Request: Return exactly the listing's lines, from its first line to the line holding "W, H = 1040 - OFF, 856 - OFF", ends included.

--- START OF Available data ---

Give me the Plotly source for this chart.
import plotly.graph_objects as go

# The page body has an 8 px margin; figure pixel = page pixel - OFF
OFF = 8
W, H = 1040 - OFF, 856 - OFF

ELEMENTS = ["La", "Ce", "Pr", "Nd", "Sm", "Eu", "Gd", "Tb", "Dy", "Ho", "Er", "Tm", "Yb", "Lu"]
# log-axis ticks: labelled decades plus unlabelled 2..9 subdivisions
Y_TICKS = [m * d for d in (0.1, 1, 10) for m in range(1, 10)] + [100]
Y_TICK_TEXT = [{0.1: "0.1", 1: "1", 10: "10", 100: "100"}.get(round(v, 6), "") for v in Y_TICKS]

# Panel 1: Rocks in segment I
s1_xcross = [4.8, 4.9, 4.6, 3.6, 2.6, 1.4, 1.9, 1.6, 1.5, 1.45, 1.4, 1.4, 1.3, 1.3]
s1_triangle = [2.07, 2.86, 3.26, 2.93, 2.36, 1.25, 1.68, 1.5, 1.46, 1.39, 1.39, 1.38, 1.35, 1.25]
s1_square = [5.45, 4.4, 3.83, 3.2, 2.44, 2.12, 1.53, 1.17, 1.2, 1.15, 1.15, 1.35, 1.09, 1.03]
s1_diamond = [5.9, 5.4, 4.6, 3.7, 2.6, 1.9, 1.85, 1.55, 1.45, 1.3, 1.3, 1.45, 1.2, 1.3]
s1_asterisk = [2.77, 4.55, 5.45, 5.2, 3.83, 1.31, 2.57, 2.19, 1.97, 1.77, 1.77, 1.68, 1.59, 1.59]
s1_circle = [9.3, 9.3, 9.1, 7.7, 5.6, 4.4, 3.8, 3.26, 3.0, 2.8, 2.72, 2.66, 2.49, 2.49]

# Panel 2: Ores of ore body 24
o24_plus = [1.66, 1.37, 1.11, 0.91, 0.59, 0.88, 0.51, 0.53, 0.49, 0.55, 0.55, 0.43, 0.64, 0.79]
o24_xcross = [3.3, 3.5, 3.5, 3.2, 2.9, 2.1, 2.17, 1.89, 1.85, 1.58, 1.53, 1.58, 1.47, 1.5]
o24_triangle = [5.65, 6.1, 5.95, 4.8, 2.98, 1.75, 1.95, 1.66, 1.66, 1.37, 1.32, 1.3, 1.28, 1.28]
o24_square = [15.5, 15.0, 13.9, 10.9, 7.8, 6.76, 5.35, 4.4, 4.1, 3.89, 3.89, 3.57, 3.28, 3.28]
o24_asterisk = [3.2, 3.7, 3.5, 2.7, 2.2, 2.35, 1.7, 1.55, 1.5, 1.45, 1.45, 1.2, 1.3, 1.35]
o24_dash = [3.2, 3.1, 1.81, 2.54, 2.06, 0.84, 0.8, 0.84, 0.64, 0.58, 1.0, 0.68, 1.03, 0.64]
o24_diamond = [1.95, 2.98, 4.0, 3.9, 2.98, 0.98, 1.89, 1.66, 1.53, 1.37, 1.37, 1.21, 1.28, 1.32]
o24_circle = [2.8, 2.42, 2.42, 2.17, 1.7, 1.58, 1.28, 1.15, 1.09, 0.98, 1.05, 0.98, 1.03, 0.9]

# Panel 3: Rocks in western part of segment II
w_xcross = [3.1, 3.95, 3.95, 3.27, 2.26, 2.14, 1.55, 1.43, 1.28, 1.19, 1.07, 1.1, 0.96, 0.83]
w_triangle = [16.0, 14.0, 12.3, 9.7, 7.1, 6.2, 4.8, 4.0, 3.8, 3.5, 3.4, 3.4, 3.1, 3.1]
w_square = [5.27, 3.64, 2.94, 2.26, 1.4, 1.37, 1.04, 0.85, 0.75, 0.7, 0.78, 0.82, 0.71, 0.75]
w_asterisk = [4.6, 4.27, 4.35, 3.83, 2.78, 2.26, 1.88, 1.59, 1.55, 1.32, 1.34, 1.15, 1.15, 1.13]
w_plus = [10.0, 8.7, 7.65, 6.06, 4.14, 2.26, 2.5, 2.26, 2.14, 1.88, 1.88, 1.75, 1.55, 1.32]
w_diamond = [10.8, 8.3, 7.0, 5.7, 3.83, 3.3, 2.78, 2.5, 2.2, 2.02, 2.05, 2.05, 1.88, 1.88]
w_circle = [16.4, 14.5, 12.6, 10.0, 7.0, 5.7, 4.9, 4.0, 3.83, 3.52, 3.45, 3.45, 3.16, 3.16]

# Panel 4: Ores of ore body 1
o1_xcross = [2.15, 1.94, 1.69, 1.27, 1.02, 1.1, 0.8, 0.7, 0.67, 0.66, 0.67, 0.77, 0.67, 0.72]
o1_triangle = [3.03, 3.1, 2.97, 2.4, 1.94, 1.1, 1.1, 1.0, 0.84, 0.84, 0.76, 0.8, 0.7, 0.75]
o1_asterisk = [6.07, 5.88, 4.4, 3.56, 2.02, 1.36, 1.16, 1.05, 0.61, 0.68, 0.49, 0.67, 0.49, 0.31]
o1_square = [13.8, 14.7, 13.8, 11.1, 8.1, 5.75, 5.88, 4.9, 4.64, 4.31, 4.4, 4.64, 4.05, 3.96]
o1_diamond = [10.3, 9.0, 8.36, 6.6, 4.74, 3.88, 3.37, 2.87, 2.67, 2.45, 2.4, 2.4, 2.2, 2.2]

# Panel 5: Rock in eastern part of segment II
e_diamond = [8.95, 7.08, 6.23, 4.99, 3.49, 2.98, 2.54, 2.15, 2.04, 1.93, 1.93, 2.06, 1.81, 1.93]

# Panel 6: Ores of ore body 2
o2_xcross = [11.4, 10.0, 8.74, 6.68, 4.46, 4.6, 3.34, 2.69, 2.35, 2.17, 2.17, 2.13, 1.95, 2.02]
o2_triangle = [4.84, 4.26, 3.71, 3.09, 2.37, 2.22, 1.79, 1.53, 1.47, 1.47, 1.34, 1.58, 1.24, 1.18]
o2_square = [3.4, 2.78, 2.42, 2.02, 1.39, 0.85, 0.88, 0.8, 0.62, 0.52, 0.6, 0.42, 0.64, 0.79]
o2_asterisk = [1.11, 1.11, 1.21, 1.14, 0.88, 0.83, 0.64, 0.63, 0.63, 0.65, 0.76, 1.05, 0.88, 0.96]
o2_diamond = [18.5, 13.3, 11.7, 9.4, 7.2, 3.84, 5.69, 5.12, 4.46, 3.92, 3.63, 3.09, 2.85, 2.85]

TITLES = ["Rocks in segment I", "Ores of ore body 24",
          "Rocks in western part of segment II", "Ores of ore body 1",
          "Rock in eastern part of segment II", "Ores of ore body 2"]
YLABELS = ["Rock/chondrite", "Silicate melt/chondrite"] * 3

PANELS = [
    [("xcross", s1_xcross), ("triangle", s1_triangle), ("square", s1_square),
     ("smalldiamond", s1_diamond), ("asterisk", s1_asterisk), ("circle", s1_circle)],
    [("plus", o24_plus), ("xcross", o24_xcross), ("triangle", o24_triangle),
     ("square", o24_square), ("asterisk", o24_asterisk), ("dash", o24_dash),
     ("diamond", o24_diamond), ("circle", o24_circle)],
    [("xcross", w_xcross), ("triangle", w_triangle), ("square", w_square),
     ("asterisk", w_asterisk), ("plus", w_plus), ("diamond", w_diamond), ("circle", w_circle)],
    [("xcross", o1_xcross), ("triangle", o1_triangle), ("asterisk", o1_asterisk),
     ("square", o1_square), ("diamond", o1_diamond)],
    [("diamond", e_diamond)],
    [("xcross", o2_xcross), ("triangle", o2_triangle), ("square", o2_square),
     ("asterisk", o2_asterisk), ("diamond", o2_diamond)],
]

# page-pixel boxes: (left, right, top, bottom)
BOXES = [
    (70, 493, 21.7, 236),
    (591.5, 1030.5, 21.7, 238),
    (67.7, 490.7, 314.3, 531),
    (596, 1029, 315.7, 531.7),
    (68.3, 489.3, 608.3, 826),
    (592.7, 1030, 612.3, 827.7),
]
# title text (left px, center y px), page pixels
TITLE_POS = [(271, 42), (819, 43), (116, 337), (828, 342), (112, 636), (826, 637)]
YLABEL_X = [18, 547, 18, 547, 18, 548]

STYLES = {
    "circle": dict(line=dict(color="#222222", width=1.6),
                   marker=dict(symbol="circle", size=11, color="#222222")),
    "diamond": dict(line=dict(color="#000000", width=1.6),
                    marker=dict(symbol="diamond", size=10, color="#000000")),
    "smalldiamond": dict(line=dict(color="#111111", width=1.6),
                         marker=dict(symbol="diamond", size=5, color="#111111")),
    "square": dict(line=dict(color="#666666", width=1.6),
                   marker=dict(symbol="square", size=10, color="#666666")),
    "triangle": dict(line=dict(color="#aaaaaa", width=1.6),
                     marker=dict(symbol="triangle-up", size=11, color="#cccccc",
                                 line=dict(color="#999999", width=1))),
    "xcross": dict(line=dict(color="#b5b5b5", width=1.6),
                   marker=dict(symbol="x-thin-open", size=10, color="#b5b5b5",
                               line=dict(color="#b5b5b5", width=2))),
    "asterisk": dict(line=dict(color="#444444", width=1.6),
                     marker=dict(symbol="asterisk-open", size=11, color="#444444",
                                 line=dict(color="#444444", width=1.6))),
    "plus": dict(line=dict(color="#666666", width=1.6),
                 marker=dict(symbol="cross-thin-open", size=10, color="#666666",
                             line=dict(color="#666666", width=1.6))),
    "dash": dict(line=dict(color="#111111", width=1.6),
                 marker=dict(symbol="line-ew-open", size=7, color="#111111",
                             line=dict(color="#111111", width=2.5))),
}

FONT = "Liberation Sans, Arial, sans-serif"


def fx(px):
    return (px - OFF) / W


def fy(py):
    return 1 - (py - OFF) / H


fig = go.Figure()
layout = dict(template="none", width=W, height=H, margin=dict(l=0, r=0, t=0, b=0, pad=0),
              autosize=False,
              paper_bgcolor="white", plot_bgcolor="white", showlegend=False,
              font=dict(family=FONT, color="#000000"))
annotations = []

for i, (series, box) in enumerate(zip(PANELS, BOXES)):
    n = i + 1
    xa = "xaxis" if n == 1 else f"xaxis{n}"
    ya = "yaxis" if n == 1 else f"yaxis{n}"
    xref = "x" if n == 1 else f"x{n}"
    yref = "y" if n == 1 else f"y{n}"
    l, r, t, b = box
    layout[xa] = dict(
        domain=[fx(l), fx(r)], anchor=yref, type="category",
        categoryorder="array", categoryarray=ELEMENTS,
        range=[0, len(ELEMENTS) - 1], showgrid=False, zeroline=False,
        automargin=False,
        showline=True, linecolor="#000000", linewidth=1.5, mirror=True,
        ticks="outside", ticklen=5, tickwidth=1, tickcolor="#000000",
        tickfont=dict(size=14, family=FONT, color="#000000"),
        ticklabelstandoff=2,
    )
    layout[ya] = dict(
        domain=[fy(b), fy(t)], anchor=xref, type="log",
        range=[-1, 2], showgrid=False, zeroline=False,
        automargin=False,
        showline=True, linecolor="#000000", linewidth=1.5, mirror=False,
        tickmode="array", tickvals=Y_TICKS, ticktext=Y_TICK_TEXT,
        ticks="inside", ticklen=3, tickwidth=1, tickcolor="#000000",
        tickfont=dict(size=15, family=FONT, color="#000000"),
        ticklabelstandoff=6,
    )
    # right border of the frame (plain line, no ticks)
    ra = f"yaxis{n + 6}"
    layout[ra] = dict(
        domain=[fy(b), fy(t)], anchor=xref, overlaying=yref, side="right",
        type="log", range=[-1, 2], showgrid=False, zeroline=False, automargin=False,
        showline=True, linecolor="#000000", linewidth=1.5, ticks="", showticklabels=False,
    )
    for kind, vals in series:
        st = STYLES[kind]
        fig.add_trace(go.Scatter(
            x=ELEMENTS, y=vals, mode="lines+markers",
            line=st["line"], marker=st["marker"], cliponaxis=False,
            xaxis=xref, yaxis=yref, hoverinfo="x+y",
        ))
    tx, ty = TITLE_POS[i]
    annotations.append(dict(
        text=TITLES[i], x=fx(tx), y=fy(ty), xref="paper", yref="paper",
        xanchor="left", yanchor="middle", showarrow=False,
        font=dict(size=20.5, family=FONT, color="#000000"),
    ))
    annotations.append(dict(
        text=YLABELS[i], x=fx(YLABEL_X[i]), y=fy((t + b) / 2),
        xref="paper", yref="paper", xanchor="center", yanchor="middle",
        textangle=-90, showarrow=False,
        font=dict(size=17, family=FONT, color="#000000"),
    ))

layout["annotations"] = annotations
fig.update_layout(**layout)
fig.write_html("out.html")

--- END OF Available data ---

Answer to this task:
Give me the Plotly source for this chart.
import plotly.graph_objects as go

# The page body has an 8 px margin; figure pixel = page pixel - OFF
OFF = 8
W, H = 1040 - OFF, 856 - OFF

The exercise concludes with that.